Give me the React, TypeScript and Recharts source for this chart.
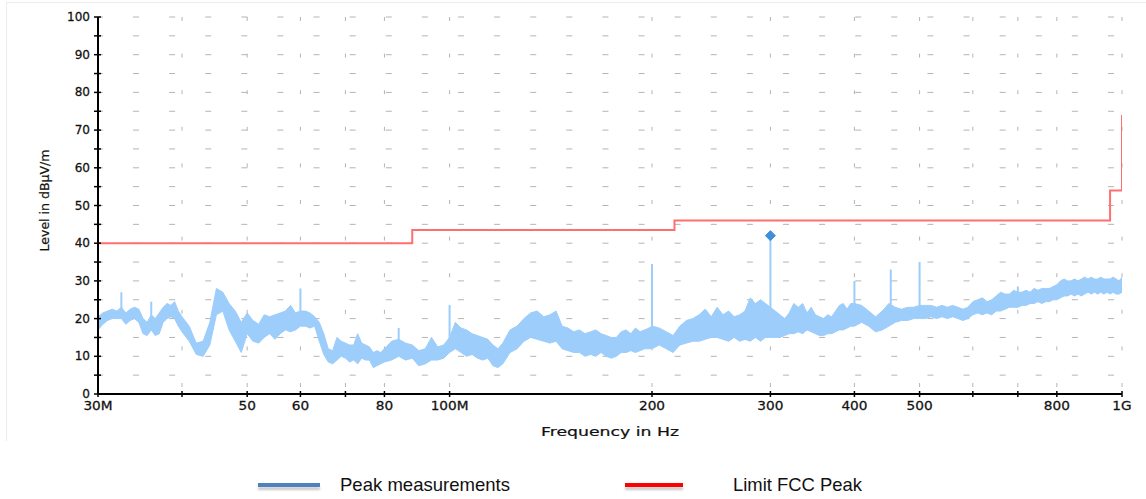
import React from 'react';
import { ComposedChart, Area, Line, Scatter, XAxis, YAxis, CartesianGrid } from 'recharts';

const peakFreqs = [
  30, 30.5, 31, 31.5, 32, 32.5, 33, 33.5, 34, 34.5, 35, 35.5, 36, 36.5, 37, 37.5, 38, 38.5, 39, 39.5, 40,
  41, 42, 43, 44, 45, 46, 47, 48, 49, 50, 51, 52, 53, 54, 55, 56, 57, 58, 59, 60,
  61, 62, 63, 64, 65, 66, 67, 68, 69, 70, 71, 72, 73, 74, 75, 76, 77, 78, 79, 80,
  82, 84, 86, 88, 90, 92, 94, 96, 98, 100, 102, 104, 106, 108, 110, 112, 114, 116, 118, 120,
  123, 126, 129, 132, 135, 138, 141, 144, 147, 150, 153, 156, 159, 162, 165, 168, 171, 174, 177, 180,
  183, 186, 189, 192, 195, 198, 200,
  205, 210, 215, 220, 225, 230, 235, 240, 245, 250, 255, 260, 265, 270, 275, 280, 285, 290, 295, 300,
  305, 310, 315, 320, 325, 330, 335, 340, 345, 350, 355, 360, 365, 370, 375, 380, 385, 390, 395, 400,
  410, 420, 430, 440, 450, 460, 470, 480, 490, 500, 510, 520, 530, 540, 550, 560, 570, 580, 590, 600,
  610, 620, 630, 640, 650, 660, 670, 680, 690, 700, 710, 720, 730, 740, 750, 760, 770, 780, 790, 800,
  810, 820, 830, 840, 850, 860, 870, 880, 890, 900, 910, 920, 930, 940, 950, 960, 970, 980, 990, 1000,
];
const peakLow = [
  17, 18.5, 19.5, 20, 20, 20, 18.5, 19.5, 20, 19, 16, 15.5, 17, 15.5, 16, 19, 20, 20.5, 20, 18, 16.5,
  14, 10.5, 10, 13, 21, 22, 17, 14, 11, 16, 14, 13.5, 15, 16, 14.5, 16, 17, 16.5, 17, 18,
  18, 17.5, 18, 14, 10.5, 8.5, 8, 9, 10, 9.5, 8.5, 9, 8, 9.5, 9, 9, 7, 7.5, 8, 8.5,
  9, 10, 9, 9.5, 7.5, 8, 9, 9, 9.5, 11, 12, 11, 10, 10.5, 9.5, 9, 9.5, 7.5, 7, 8,
  11, 12, 14, 15, 14.5, 14, 13.5, 14, 12, 11.5, 11, 11, 10, 10.5, 10, 11, 10, 9.5, 10, 11,
  11, 11.5, 11, 11.5, 12, 12, 12,
  13, 12, 11, 13, 13.5, 14, 14, 14.5, 15, 15, 14.5, 14, 15, 14, 14.5, 14, 15, 14, 15, 15,
  15, 15, 15.5, 16, 16, 16.5, 16, 17, 16.5, 16, 15.5, 15.5, 16, 16, 16.5, 17, 17, 17.5, 18, 18,
  19, 18, 16.5, 17, 18, 19, 19.5, 19.5, 20, 20, 20, 20.5, 20, 20.5, 20, 20.5, 20, 19.5, 20, 21,
  21.5, 21, 21.5, 21, 22, 22, 22.5, 23, 23, 23, 23.5, 23.5, 24, 24, 24.5, 24, 24.5, 24.5, 25, 25,
  25.5, 26, 26, 26.5, 26, 26.5, 26, 26.5, 27, 26.5, 27, 26.5, 27, 26.5, 27, 26.5, 27, 26.5, 26.5, 27,
];
const peakHigh = [
  20.5, 21.5, 22, 22.5, 22, 23, 21.5, 22.5, 23, 22.5, 20, 19, 21, 20, 21.5, 23, 24, 23.5, 24.5, 22, 20.5,
  18, 13.5, 14, 19, 28, 27, 24, 22, 19, 21.5, 19.5, 18.5, 21, 20.5, 21, 21.5, 22, 23.5, 21.5, 22,
  22, 21.5, 20.5, 19, 16, 12, 11.5, 15, 14, 13.5, 13, 13, 16, 13.5, 13, 12.5, 11, 11.5, 11, 12,
  14, 14.5, 13.5, 13, 11.5, 12, 15, 12.5, 13, 15, 19, 17.5, 17, 16, 15.5, 15, 14.5, 13, 12, 13.5,
  17, 18, 20, 21.5, 22, 20.5, 21, 22, 18, 17.5, 16.5, 17, 16, 16.5, 17, 16, 15.5, 15, 15, 16.5,
  17, 16, 17.5, 16.5, 17, 17.5, 18,
  17.5, 16.5, 15.5, 18, 19.5, 20, 21, 22.5, 20.5, 23, 21, 22, 20.5, 21, 22, 25.5, 24, 25, 24, 23,
  22, 21, 20, 21.5, 24, 23, 24, 21.5, 23, 21, 20.5, 20, 21, 20.5, 22, 23.5, 24, 22.5, 24, 24,
  23.5, 22, 20.5, 22, 24, 23, 22.5, 23, 23, 23.5, 23.5, 23.5, 23, 23.5, 23, 23.5, 23, 22.5, 23, 24.5,
  25, 25.5, 24.5, 25, 26, 27, 26.5, 26.5, 27.5, 27, 27, 27.5, 27, 28, 27.5, 28, 28, 28, 28.5, 29,
  30, 30.5, 30, 30, 30.5, 30, 30.5, 31, 30.5, 31, 30.5, 30.5, 31, 30.5, 30.5, 30.5, 31, 30.5, 30, 31,
];

// Narrow single-frequency spikes in the trace
const spikeFreqs = [32.5, 36, 60, 84, 100, 200, 300, 400, 453, 500, 700];
const spikeBase = [21, 20, 21, 13, 14, 17, 22, 22, 22, 22, 26];
const spikePeak = [27, 24.5, 28, 17.5, 23.6, 34.5, 42, 30, 33, 35, 28.5];

// FCC limit (stepped)
const limitFreqs = [30, 88, 88, 216, 216, 960, 960, 1000, 1000];
const limitLevels = [40, 40, 43.5, 43.5, 46, 46, 54, 54, 74];

// Marked peak
const markerFreqs = [300];
const markerLevels = [42];

// Axis ticks
const xTickValues = [30, 40, 50, 60, 70, 80, 100, 200, 300, 400, 500, 600, 700, 800, 1000];
const xTickLabels = ['30M', '', '50', '60', '', '80', '100M', '200', '300', '400', '500', '', '', '800', '1G'];
const yTickValues = [0, 5, 10, 15, 20, 25, 30, 35, 40, 45, 50, 55, 60, 65, 70, 75, 80, 85, 90, 95, 100];
const yTickLabels = ['0', '', '10', '', '20', '', '30', '', '40', '', '50', '', '60', '', '70', '', '80', '', '90', '', '100'];

const xTitle = 'Frequency in Hz';
const yTitle = 'Level in dBµV/m';

const legendNames = ['Peak measurements', 'Limit FCC Peak'];
const legendColors = ['#4f81bd', '#ff0000'];

// ---- derived tables for the library ----
const bandRows = peakFreqs.map((f, i) => ({ f, range: [peakLow[i], peakHigh[i]] }));
const spikeRows = spikeFreqs.flatMap((f, i) => [
  { f, v: spikeBase[i] },
  { f, v: spikePeak[i] },
  { f, v: null },
]);
const limitRows = limitFreqs.map((f, i) => ({ f, v: limitLevels[i] }));
const markerRows = markerFreqs.map((f, i) => ({ f, v: markerLevels[i] }));

const TRACE = '#9ccdfb';
const LIMIT = '#ff6f6f';
const FONT = '"DejaVu Sans", Verdana, sans-serif';

const X_TICK_SIZE = 4;
const X_TICK_MARGIN = 4;
const Y_TICK_SIZE = 4;
const Y_TICK_MARGIN = 1;

const XTick = (props: any) => {
  const { x, y, payload } = props;
  const idx = xTickValues.indexOf(payload.value);
  const label = idx >= 0 ? xTickLabels[idx] : '';
  const axisY = y - X_TICK_SIZE - X_TICK_MARGIN;
  return (
    <g>
      <line x1={x} x2={x} y1={axisY - 3} y2={axisY + 3} stroke="#000" strokeWidth={1.5} />
      {label ? (
        <text
          transform={`translate(${x},${y}) scale(1.19,1)`}
          textAnchor="middle"
          dy="0.71em"
          fontFamily={FONT}
          fontSize={11.5}
          fill="#111"
          stroke="#111"
          strokeWidth={0.25}
        >
          {label}
        </text>
      ) : null}
    </g>
  );
};

const YTick = (props: any) => {
  const { x, y, payload } = props;
  const idx = yTickValues.indexOf(payload.value);
  const label = idx >= 0 ? yTickLabels[idx] : '';
  const axisX = x + Y_TICK_SIZE + Y_TICK_MARGIN;
  return (
    <g>
      <line x1={axisX - 4} x2={axisX + 3} y1={y} y2={y} stroke="#000" strokeWidth={1.5} />
      {label ? (
        <text
          transform={`translate(${axisX - 8},${y}) scale(1.05,1)`}
          textAnchor="end"
          dy="0.355em"
          fontFamily={FONT}
          fontSize={11.5}
          fill="#111"
          stroke="#111"
          strokeWidth={0.25}
        >
          {label}
        </text>
      ) : null}
    </g>
  );
};

const XTitle = (props: any) => {
  const vb = props.viewBox || { x: 98, y: 394, width: 1024, height: 45 };
  const cx = vb.x + vb.width / 2;
  const cy = vb.y + 38;
  return (
    <text
      x={cx}
      y={cy}
      textAnchor="middle"
      dominantBaseline="central"
      fontFamily={FONT}
      fontSize={11.5}
      fill="#111"
      stroke="#111"
      strokeWidth={0.2}
      textLength={138}
      lengthAdjust="spacingAndGlyphs"
    >
      {xTitle}
    </text>
  );
};

const YTitle = (props: any) => {
  const vb = props.viewBox || { x: 38, y: 17, width: 60, height: 377 };
  const cx = vb.x + 7;
  const cy = vb.y + vb.height / 2 - 5;
  return (
    <text
      x={cx}
      y={cy}
      transform={`rotate(-90, ${cx}, ${cy})`}
      textAnchor="middle"
      dominantBaseline="central"
      fontFamily={FONT}
      fontSize={11.5}
      fill="#111"
      stroke="#111"
      strokeWidth={0.2}
      textLength={102}
      lengthAdjust="spacingAndGlyphs"
    >
      {yTitle}
    </text>
  );
};

const Diamond = (props: any) => {
  const { cx, cy } = props;
  if (cx == null || cy == null) return null;
  const r = 5;
  return (
    <polygon
      points={`${cx},${cy - r} ${cx + r},${cy} ${cx},${cy + r} ${cx - r},${cy}`}
      fill="#3d8fdc"
      stroke="#3d8fdc"
      strokeWidth={1}
    />
  );
};

export default function App() {
  return (
    <div
      style={{
        position: 'absolute',
        left: 0,
        top: 0,
        width: 1146,
        height: 499,
        background: '#fff',
        fontFamily: FONT,
        overflow: 'hidden',
      }}
    >
      <div
        style={{
          position: 'absolute',
          left: 6,
          top: 2,
          width: 1140,
          height: 438,
          borderTop: '1px solid #ececec',
          borderLeft: '1px solid #ececec',
        }}
      />
      <div style={{ position: 'absolute', left: 0, top: 0 }}>
        <ComposedChart
          width={1146}
          height={440}
          data={bandRows}
          margin={{ top: 17, right: 24, bottom: 1, left: 38 }}
        >
          <CartesianGrid
            vertical={false}
            stroke="#b4b4b4"
            strokeWidth={1}
            strokeDasharray="6 30.11"
            strokeDashoffset={1.1}
          />
          <CartesianGrid
            horizontal={false}
            stroke="#b4b4b4"
            strokeWidth={1}
            strokeDasharray="4 32.6"
          />
          <XAxis
            dataKey="f"
            type="number"
            scale="log"
            domain={[30, 1000]}
            allowDataOverflow
            ticks={xTickValues}
            interval={0}
            height={45}
            tickSize={X_TICK_SIZE}
            tickMargin={X_TICK_MARGIN}
            tickLine={false}
            axisLine={{ stroke: '#000', strokeWidth: 2 }}
            tick={XTick}
            label={XTitle}
          />
          <YAxis
            type="number"
            domain={[0, 100]}
            allowDataOverflow
            ticks={yTickValues}
            interval={0}
            width={60}
            tickSize={Y_TICK_SIZE}
            tickMargin={Y_TICK_MARGIN}
            tickLine={false}
            axisLine={{ stroke: '#000', strokeWidth: 2 }}
            tick={YTick}
            label={YTitle}
          />
          <Area
            dataKey="range"
            type="linear"
            stroke={TRACE}
            strokeWidth={1}
            fill={TRACE}
            fillOpacity={1}
            isAnimationActive={false}
            dot={false}
            activeDot={false}
          />
          <Line
            data={spikeRows}
            dataKey="v"
            type="linear"
            stroke={TRACE}
            strokeWidth={2}
            dot={false}
            activeDot={false}
            connectNulls={false}
            isAnimationActive={false}
          />
          <Line
            data={limitRows}
            dataKey="v"
            type="linear"
            stroke={LIMIT}
            strokeWidth={2}
            dot={false}
            activeDot={false}
            isAnimationActive={false}
          />
          <Scatter
            data={markerRows}
            dataKey="v"
            shape={Diamond}
            isAnimationActive={false}
          />
        </ComposedChart>
      </div>
      <svg
        width={1146}
        height={59}
        style={{ position: 'absolute', left: 0, top: 440 }}
      >
        <defs>
          <filter id="legShadow" x="-10%" y="-100%" width="120%" height="300%">
            <feGaussianBlur stdDeviation="1" />
          </filter>
        </defs>
        {legendNames.map((name, i) => {
          const sx = i === 0 ? 258 : 625;
          const sw = i === 0 ? 62 : 58;
          const tx = i === 0 ? 340 : 733;
          const tl = i === 0 ? 170 : 129;
          return (
            <g key={name}>
              <rect x={sx} y={47} width={sw} height={3} fill="#c8c8c8" filter="url(#legShadow)" />
              <rect x={sx} y={43} width={sw} height={4} fill={legendColors[i]} />
              <text
                x={tx}
                y={51}
                fontFamily='"Liberation Sans", Arial, sans-serif'
                fontSize={19}
                fill="#111"
                textLength={tl}
                lengthAdjust="spacingAndGlyphs"
              >
                {name}
              </text>
            </g>
          );
        })}
      </svg>
    </div>
  );
}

◇ ◇ ◇ ◇ ◇

** DESCRIPTION OF THE TASK **
From the first line of the listing above, repeat every line through the one holding "XAxis, YAxis, CartesianGrid". Both ends count, and pictures stay out.

** EXPECTED OUTPUT **
Give me the React, TypeScript and Recharts source for this chart.
import React from 'react';
import { ComposedChart, Area, Line, Scatter, XAxis, YAxis, CartesianGrid } from 'recharts';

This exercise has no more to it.